The Dry Side and the Wet Side

The Dry Side and the Wet Side

I’m sitting here looking over Puget Sound on a rainy day, with mist covering the water and the gentle sound of water running through the gutters.  The gloriously sunny weeks of July and most of August are ending. The days are somewhat cooler but muggy; the sun rises later, encouraging a bit more sleep.

As I listen to the rain, I am emailing Michael McKenzie, author of an article on the Old Military Road that was built in 1856 through dry central Washington.  The Cascade Mountains divide the state into a dry side on the east and a wet side on the west.  Anyone who lives on the wet side understands the occasional lure of the dry, sunny side.  According to McKenzie, Frederick Dent fashioned the road from the U.S. military fort at the Dalles to Fort Simcoe, now on the Yakama reservation (“Lessons From an Old Road,” Columbia, Fall 2002).  McKenzie emphasizes that Dent paralleled an Indian trail in many places and routed the road with great sensitivity to the location of springs.

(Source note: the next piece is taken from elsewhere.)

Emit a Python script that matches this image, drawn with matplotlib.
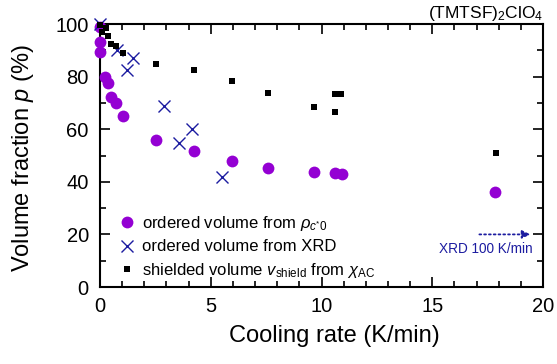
import numpy as np
import matplotlib.pyplot as plt
from matplotlib.ticker import MultipleLocator

plt.rcParams['font.family'] = ['Liberation Sans', 'DejaVu Sans']
plt.rcParams['mathtext.fontset'] = 'custom'
plt.rcParams['mathtext.rm'] = 'Liberation Sans'
plt.rcParams['mathtext.it'] = 'Liberation Sans:italic'

# ordered volume from rho (purple circles)
rate_rho = [0, 0, 0, 0.23, 0.36, 0.5, 0.72, 1.04, 2.51, 4.23, 5.96, 7.57, 9.65, 10.6, 10.93, 17.85]
p_rho = [99, 93, 89.5, 80, 77.5, 72.2, 70, 65, 56, 51.6, 48, 45.1, 43.7, 43.5, 42.8, 36.2]

# ordered volume from XRD (blue crosses)
rate_xrd = [0, 0.76, 1.2, 1.48, 2.9, 3.58, 4.17, 5.49]
p_xrd = [100, 90.3, 82.5, 87, 68.8, 54.9, 60, 41.9]

# shielded volume from chi_AC (black squares)
rate_chi = [0, 0.08, 0.27, 0.38, 0.5, 0.72, 1.05, 2.51, 4.23, 5.94, 7.57, 9.65, 10.6, 10.9, 10.6, 17.86]
p_chi = [99.6, 97, 98.4, 95.4, 92.3, 91.6, 89, 84.7, 82.4, 78.2, 73.6, 68.4, 73.4, 73.4, 66.7, 51.1]

purple = '#9400d3'
blue = '#1c1ca0'

fig = plt.figure(figsize=(5.57, 3.64), dpi=100)
ax = fig.add_axes([0.1795, 0.2115, 0.7955, 0.7225])

ax.plot(rate_rho, p_rho, 'o', color=purple, markersize=8.5, markeredgewidth=0,
        label=r'ordered volume from $\rho_{c^{*}0}$', clip_on=False, zorder=3)
ax.plot(rate_xrd, p_xrd, 'x', color=blue, markersize=9, markeredgewidth=1.0,
        label='ordered volume from XRD', clip_on=False, zorder=4)
ax.plot(rate_chi, p_chi, 's', color='black', markersize=5, markeredgewidth=0,
        label=r'shielded volume $v_{\mathrm{shield}}$ from $\chi_{\mathrm{AC}}$', clip_on=False, zorder=5)

ax.set_xlim(0, 20)
ax.set_ylim(0, 100)
ax.xaxis.set_major_locator(MultipleLocator(5))
ax.xaxis.set_minor_locator(MultipleLocator(1))
ax.yaxis.set_major_locator(MultipleLocator(20))
ax.yaxis.set_minor_locator(MultipleLocator(10))
ax.tick_params(which='both', direction='in', top=True, right=True, labelsize=14.5, width=1.2)
ax.tick_params(which='major', length=7)
ax.tick_params(which='minor', length=4)
ax.tick_params(axis='x', which='major', pad=7)
ax.tick_params(axis='y', which='major', pad=8)
for s in ax.spines.values():
    s.set_linewidth(1.5)

ax.set_xlabel('Cooling rate (K/min)', fontsize=17)
ax.set_ylabel('Volume fraction $p$ (%)', fontsize=17)
ax.xaxis.set_label_coords(0.53, -0.145)
ax.yaxis.set_label_coords(-0.145, 0.49)

ax.legend(loc='upper left', bbox_to_anchor=(0.0, 0.342), frameon=False, fontsize=12,
          handletextpad=0.3, handlelength=1.2, labelspacing=0.4, borderaxespad=0.6)

# arrow for 100 K/min XRD
ax.annotate('', xy=(19.55, 20), xytext=(17.0, 20),
            arrowprops=dict(arrowstyle='-|>', color=blue, linestyle=':', lw=1.3,
                            mutation_scale=12))
ax.text(19.55, 14.5, 'XRD 100 K/min', color=blue, fontsize=9.8, ha='right', va='center')

fig.text(0.975, 0.962, r'(TMTSF)$_2$ClO$_4$', ha='right', va='center', fontsize=12.5)

fig.savefig('out.png', dpi=100)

In researching Hiking Washington’s History, I learned early on to pay attention to water and to schedule eastern Washington hikes in the spring or fall.  In Columbia Hills along the dry reaches of the Columbia River, I climbed to Stacker Butter early in the morning to avoid mid-day heat that can reach 100’.  On other hot days, I kept close to the sound of water and the only shade, along Eight-Mile Creek.  The deer sought that, too.

On the Columbia Plateau Trail in eastern central Washington, I was often the only person walking the old railroad grades, exposed to the open sky.  The locals know better. I remember, too, hiking in the Blue Mountains of southeastern Washington along open plateaus and welcoming the colorfully-named springs along the way, a great place to dip a bandana.

At the opposite extreme, I have been thoroughly wet hiking several times:  coming down from Mt. Katahdin in Maine, crossing Panhandle Gap on the Wonderland Trail in Mt. Rainier National Park, an overnight at Hannegan Pass, and a morning hike in Bridle Trails park in the suburb of Kirkland, Washington.  In Maine, we hiked four miles in an hour to find a shelter to wait out the worst of the downpour.  On the Wonderland Trail and at Hannegan Pass, we hurried to set up tents and shelter for the night.  In Kirkland, we climbed into a car and headed for a mall to buy dry pants. The right clothes and equipment and the conveniences of modern hiking have so far protected from a too casual reading of the weather and terrain.